Лечащая команда и большинство знакомых Билли радовались его намерению освоить компьютер. Они давно убеждали его приобрести какую-нибудь профессию в дополнение к рисованию, чтобы после освобождения он мог зарабатывать на жизнь.
Он объяснил желание оплатить компьютер из своего пособия тем, что не хочет делать это через отдел материально-технического оснащения Департамента психиатрии.
– Мне нужны диски, кабели, программы, и я не хочу, чтобы охрана прогоняла их через металлодетекторы, стирая всю информацию, так что ими невозможно будет воспользоваться.
Департамент распорядился, чтобы все, что имеет отношение к компьютеру Миллигана, направлялось непосредственно его соцработнику и вручалось ему сразу же в день прибытия.
Они также согласились не информировать о его состоянии прессу. Он не хотел, чтобы журналисты знали, на каких условиях он прекратил голодовку. В сообщении для прессы говорилось только, что его питание стабилизировано и он постепенно набирается сил.
Наконец настал день, когда пришли его заказы. Он проверил – все на месте. Модем он не заказал, потому что не знал, как эта штука работает, и понимал, что охранники ему в этом вряд ли могли помочь. Борден говорил, что компьютер через модем подсоединяется к телефонному разъему, и это позволяет получать информацию из любой точки мира.
Информация всегда была его главным помощником. Так что, поразмыслив, он заказал модем и учебники по телекоммуникации.
Департамент психиатрии сообщил, что изучать программирование – это хорошо, но важно продолжать лечение.
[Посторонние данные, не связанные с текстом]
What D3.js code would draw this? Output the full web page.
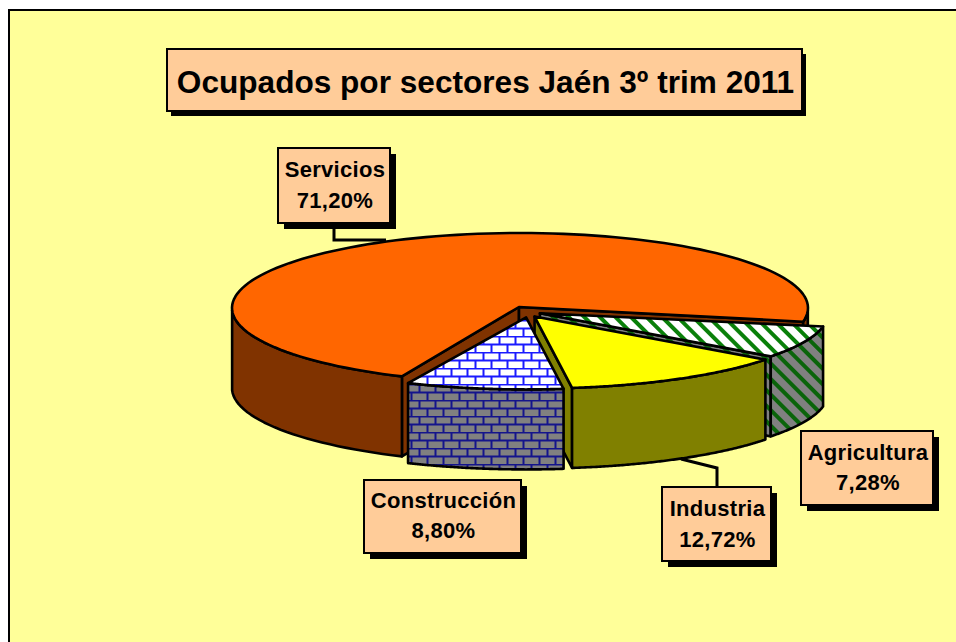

Поскольку он не доверял никому в ЦСПО, то в конце концов согласился встретиться с соцработницей, которую департамент нанял в качестве основного лечащего врача.
Кура напомнил ему, что Шейла Портер уже имела отношение к его делу, давно, еще в семьдесят седьмом году. Как соцработник она была частью коллектива врачей, вместе с психологом Дороти Тернер и доктором Стеллой Каролин. Теперь, десять лет спустя, суд направлял ее спасать его от смерти.
Проходя через металлодетекторы в комнату для свиданий, он увидел хрупкую миниатюрную женщину с темными пристальными глазами, темными волосами, модной прической и фарфоровой кожей. Ярко-красная помада гармонировала с лаком на длинных ухоженных ногтях. Она выглядела не так, как он ее помнил, и очень отличалась от других психиатров.
Она быстро записала что-то в желтом линованном блокноте. Для него это не было неожиданностью – все психиатры вели записи. Вот только в данном случае они и двух слов друг другу не сказали. Что, черт возьми, она там уже строчит?
ЗАПИСИ ШЕЙЛЫ ПОРТЕР:
22 мая 1987 года, 19:00–20:30.
Впечатление: несколько неопрятный; десять лет после нашей последней встречи – постаревший и усталый.
Думаю, что разговаривала с Билли, хотя он говорил «мы» и «нам». Он потерял надежду, демонстрирует суицидальную направленность и убежден, что никогда не выйдет на свободу. Потухший взгляд. Он так болен, так сильно болен. Социопатия?
Вошел в комнату для свиданий и проявлял готовность общаться. Сказал, что помнит меня и не хочет, чтобы я «увязла в этой каше». С возмущением называл себя политическим заключенным и говорил, что его никогда не выпишут.
Несколько раз в течение разговора повторял, что неопасен, что не убивал того парня в Вашингтоне и не совершил ни одного преступления с момента изнасилований.
Сказал, что вынужден отказаться от моих услуг по двум причинам:
1. Принимать лечение от кого бы то ни было при данных обстоятельствах противоречит его просьбам о более свободных условиях содержания. «Лечение – это не только болтовня. Мне надо научиться жить в обществе со своей болезнью».